When he dumped me it was "mutual". I saw it coming the second he said, "This is going to be really hard for me to say, but it has to be said." I told him that he should just say it, and when he said it, I agreed with him. I was ambivalent toward him at the time. If he wanted to make it work, great. I loved him, I would work with him. If he wanted to go, well, I loved him, and isn't the best expression of love accepting your lover's decisions and supporting them? If you love them, let them go. Dude. If you want to leave, fine. You just shattered my heart. I'm not going to beg for you back if you want to go. I am tired of all of the "Nos" that have been in our relationship lately, so I'll give you a "yes.". I want you to be happy. So he left, just like that.

 

I cried a bit here and there over winter break. No big deal. In my mind, we were done, but my heart seemed to have frozen. When he came back into town, I thought a few times about trying to reach out to him, but decided that things really weren't different from a month ago, and if I wanted another go 'round, we needed some time and distance. Besides, he wasn't begging for me back, so I knew his heart hadn't changed.

 

It only hit me once I saw he got a new girlfriend six weeks later. Full scale depression. Crying. Weakness. Lots of rage here and there. I still hadn't figured out the social media block, so I kept seeing his posts and stuff. That sucked. I stayed strong, though, and finally after a week or so after reading "How to get your ex back" pages over and over again, I reached out through text. I felt like an idiot, because I didn't feel like I needed to act like someone I wasn't, and he didn't need anything from me. Back to page one. (By the way, don't read the how to get your ex back pages.
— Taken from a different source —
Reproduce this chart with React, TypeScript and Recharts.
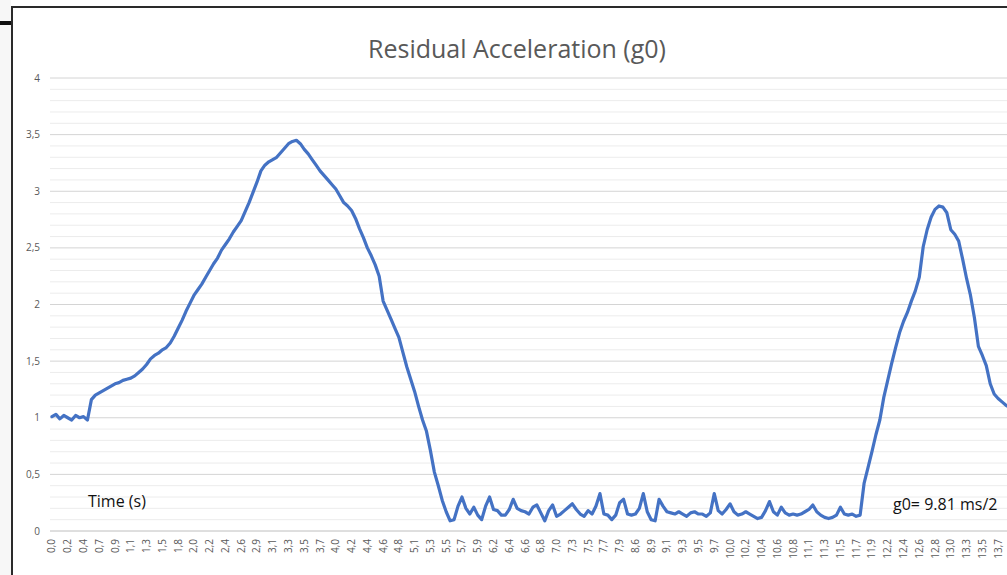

They're terrible, and they're usually trying to sell you something.)

 

The thing that stings was that it was "mutual". Yeah, I wanted to let him go that night. But I really didn't, and didn't know what I was doing. (I was in a state of mental trauma from finals. Really. I'd just spent the day sitting in a chair worrying and figuring out what to do if I flunked out of law school) I should have let him know I was open to reconcilliation, but didn't. And now I feel like I am too proud to do so, even now, because I don't want to know what's going on with him because it's going to hurt like hell if I look at his facebook or contact him and I don't get the response I want. (I am also pretty damn proud that I've stayed away from him, stayed *mostly* NC and haven't outright begged. Because I am a woman who has self respect, and tries to maintain some dignity.) But, I still I don't feel like I did everything I could have, and made a mistake by calling it "mutual".

 

It kills me because I feel I can't do anything about the situation now.

 

And I know that he is the person who always needs to be right. Even if someone else is right, he needs to be "right-er", and have the last word. And he can't stand it when he is wrong. So even if he made a mistake by leaving, I don't think he would ever admit it, because I would hold him accountable for it. (And to some extent, I don't think it's a mistake, because it was a better solution than what we were doing at the time.... which wasn't working.) So if he regretted it theoretically, he's too proud to ask for me back. And I am too proud to beg, because it was HIS mistake that he dumped me.

 

I don't know what to do other than to vent on here because I feel confused, sad, and enraged, and don't know what to do, but what I am doing right now doesn't exactly seem to be helping with either Plan A (Getting the Hell Over Him), or Plan B (Getting Over Him But Not Getting Over Him and Hoping He Sees the Errors of His Ways, Maybe All I Want is A Frickin' Apology).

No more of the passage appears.